**Input data**

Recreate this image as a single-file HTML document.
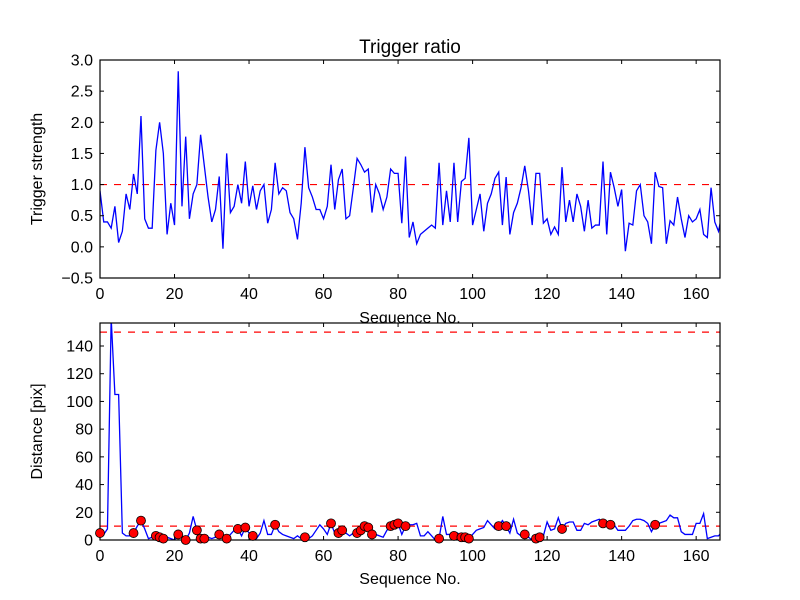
<!DOCTYPE html>
<html><head><meta charset="utf-8"><style>
html,body{margin:0;padding:0;background:#fff;}
svg{display:block;font-family:"Liberation Sans","DejaVu Sans",sans-serif;}
</style></head><body>
<svg id="fig" width="800" height="600" viewBox="0 0 800 600">
<rect width="800" height="600" fill="#fff"/>
</svg>
<script>
const ratio = [0.9,0.4,0.4,0.3,0.65,0.07,0.25,0.85,0.6,1.17,0.85,2.1,0.45,0.3,0.3,1.55,2.0,1.5,0.2,0.7,0.35,2.82,0.65,1.77,0.45,0.85,1.0,1.8,1.3,0.8,0.4,0.6,1.13,-0.03,1.5,0.55,0.65,1.0,0.7,1.37,0.65,0.98,0.6,0.9,1.0,0.38,0.6,1.35,0.85,0.95,0.9,0.55,0.45,0.12,0.7,1.6,0.95,0.8,0.6,0.6,0.45,0.65,1.32,0.6,1.08,1.25,0.45,0.5,0.95,1.42,1.32,1.2,1.25,0.55,1.0,0.85,0.6,0.8,1.25,1.18,1.18,0.38,1.45,0.15,0.4,0.05,0.2,0.25,0.3,0.35,0.3,1.35,0.35,0.9,0.4,1.35,0.4,1.05,1.1,1.75,0.35,0.6,0.85,0.25,0.7,0.85,1.1,1.2,0.35,1.12,0.2,0.55,0.7,0.95,1.3,0.9,0.35,1.18,1.18,0.38,0.45,0.2,0.32,0.2,1.28,0.4,0.75,0.4,0.85,0.65,0.25,0.75,0.3,0.35,0.35,1.37,0.2,1.2,0.95,0.65,0.92,-0.07,0.38,0.35,0.9,1.0,0.5,0.4,0.05,1.2,0.97,0.95,0.05,0.42,0.35,0.8,0.45,0.15,0.5,0.4,0.45,0.6,0.2,0.15,0.95,0.4,0.25,0.55];
const distance = [5,4,8,160,105,105,5,3,3,5,10,14,8,1,2,3,2,1,2,1,0,4,2,0,5,17,7,1,1,2,1,2,4,3,1,4,7,8,3,9,5,3,1,5,14,4,4,11,6,4,3,2,1,3,1,2,1,3,7,11,8,4,12,5,5,7,5,3,5,5,7,10,9,4,4,3,2,7,10,11,12,4,10,11,11,12,3,3,6,3,0,1,17,4,4,3,5,2,2,1,4,7,8,9,14,11,8,10,14,10,5,15,5,3,4,2,0,1,2,3,13,7,8,16,8,12,13,13,7,7,12,11,13,14,15,12,12,11,11,7,7,7,10,14,15,15,14,12,6,11,12,13,14,18,16,16,6,4,4,4,12,12,19,1,2,3,3,6];
const markerIdx = [0,9,11,15,16,17,21,23,26,27,28,32,34,37,39,41,47,55,62,64,65,69,70,71,72,73,78,79,80,82,91,95,97,98,99,107,109,114,117,118,124,135,137,149];
const xTicks = [0,20,40,60,80,100,120,140,160];
const yTicksTop = [-0.5,0,0.5,1.0,1.5,2.0,2.5,3.0];
const yTicksBot = [0,20,40,60,80,100,120,140];
const thrTop = [1.0];
const thrBot = [10,150];

const NS="http://www.w3.org/2000/svg";
const svg=document.getElementById('fig');
function el(tag,attrs,parent){const e=document.createElementNS(NS,tag);for(const k in attrs)e.setAttribute(k,attrs[k]);(parent||svg).appendChild(e);return e;}
const X0=100,X1=720,XMAX=166.4;
const sx=v=>X0+(v/XMAX)*(X1-X0);

function axes(name,top,bot,ymin,ymax,yticks,fmt,ylabel){
  const sy=v=>bot-(v-ymin)/(ymax-ymin)*(bot-top);
  const g=el('g',{});
  
  
  el('rect',{x:X0,y:top,width:X1-X0,height:bot-top,fill:'#fff'},g);
  const cid=name+'-clip';
  const cp=el('clipPath',{id:cid},g);
  el('rect',{x:X0,y:top,width:X1-X0,height:bot-top},cp);
  const plot=el('g',{'clip-path':'url(#'+cid+')'},g);
  xTicks.forEach(t=>{
    const x=sx(t);
    el('line',{x1:x,x2:x,y1:bot,y2:bot-4,stroke:'#000'},g);
    el('line',{x1:x,x2:x,y1:top,y2:top+4,stroke:'#000'},g);
    const tx=el('text',{x:x,y:bot+21,'text-anchor':'middle','font-size':'16'},g);
    tx.textContent=t;
    
    
  });
  yticks.forEach(t=>{
    const y=sy(t);
    el('line',{x1:X0,x2:X0+4,y1:y,y2:y,stroke:'#000'},g);
    el('line',{x1:X1,x2:X1-4,y1:y,y2:y,stroke:'#000'},g);
    const tx=el('text',{x:X0-7,y:y+5.5,'text-anchor':'end','font-size':'16'},g);
    tx.textContent=fmt(t);
    
    
  });
  el('rect',{x:X0,y:top,width:X1-X0,height:bot-top,fill:'none',stroke:'#000','stroke-width':1.2},g);
  const yl=el('text',{x:0,y:0,transform:`translate(${X0-58},${(top+bot)/2}) rotate(-90)`,'text-anchor':'middle','font-size':'16'},g);
  yl.textContent=ylabel;
  
  
  return {sy,plot,g};
}

// top
const A=axes('top',60,278,-0.5,3.0,yTicksTop,t=>t.toFixed(1).replace('-','\u2212'),'Trigger strength');
thrTop.forEach(v=>{const l=el('line',{x1:X0,x2:X1,y1:A.sy(v),y2:A.sy(v),stroke:'#f00','stroke-dasharray':'7,7','stroke-width':1.2},A.plot);
});
const p1=el('polyline',{points:ratio.map((v,i)=>sx(i)+','+A.sy(v)).join(' '),fill:'none',stroke:'#00f','stroke-width':1.3},A.plot);


const title=el('text',{x:410,y:53,'text-anchor':'middle','font-size':'19'});
title.textContent='Trigger ratio';


const xl1=el('text',{x:410,y:323,'text-anchor':'middle','font-size':'16'});
xl1.textContent='Sequence No.';



// bottom
const B=axes('bottom',323,540,0,156.6,yTicksBot,t=>String(t),'Distance [pix]');
thrBot.forEach(v=>{const l=el('line',{x1:X0,x2:X1,y1:B.sy(v),y2:B.sy(v),stroke:'#f00','stroke-dasharray':'7,7','stroke-width':1.2},B.plot);
});
const p2=el('polyline',{points:distance.map((v,i)=>sx(i)+','+B.sy(v)).join(' '),fill:'none',stroke:'#00f','stroke-width':1.3},B.plot);


markerIdx.forEach(i=>{
  const c=el('circle',{cx:sx(i),cy:B.sy(distance[i]),r:4.5,fill:'#f00',stroke:'#000','stroke-width':0.8},svg);
  
  
});
const xl2=el('text',{x:410,y:584,'text-anchor':'middle','font-size':'16'});
xl2.textContent='Sequence No.';


</script>
</body></html>
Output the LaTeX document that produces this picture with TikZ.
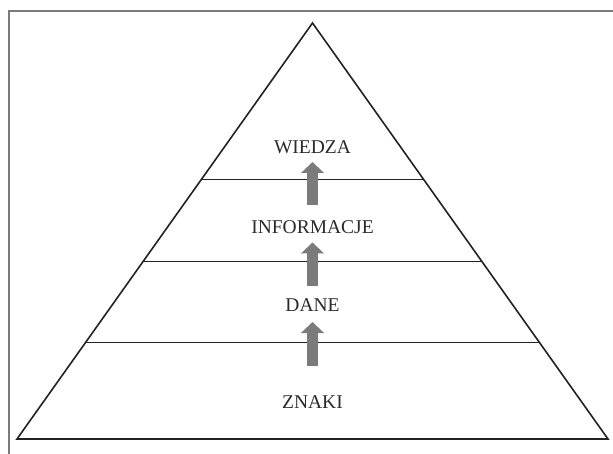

**Your instructions**
Return from the data every line that holds "document".

**Complete response**
Recreate this image as a single-file HTML document.
const svg=document.getElementById('fig');
function el(tag,attrs,parent){const e=document.createElementNS(NS,tag);for(const k in attrs)e.setAttribute(k,attrs[k]);(parent||svg).appendChild(e);return e;}
Output the LaTeX document that produces this picture with TikZ.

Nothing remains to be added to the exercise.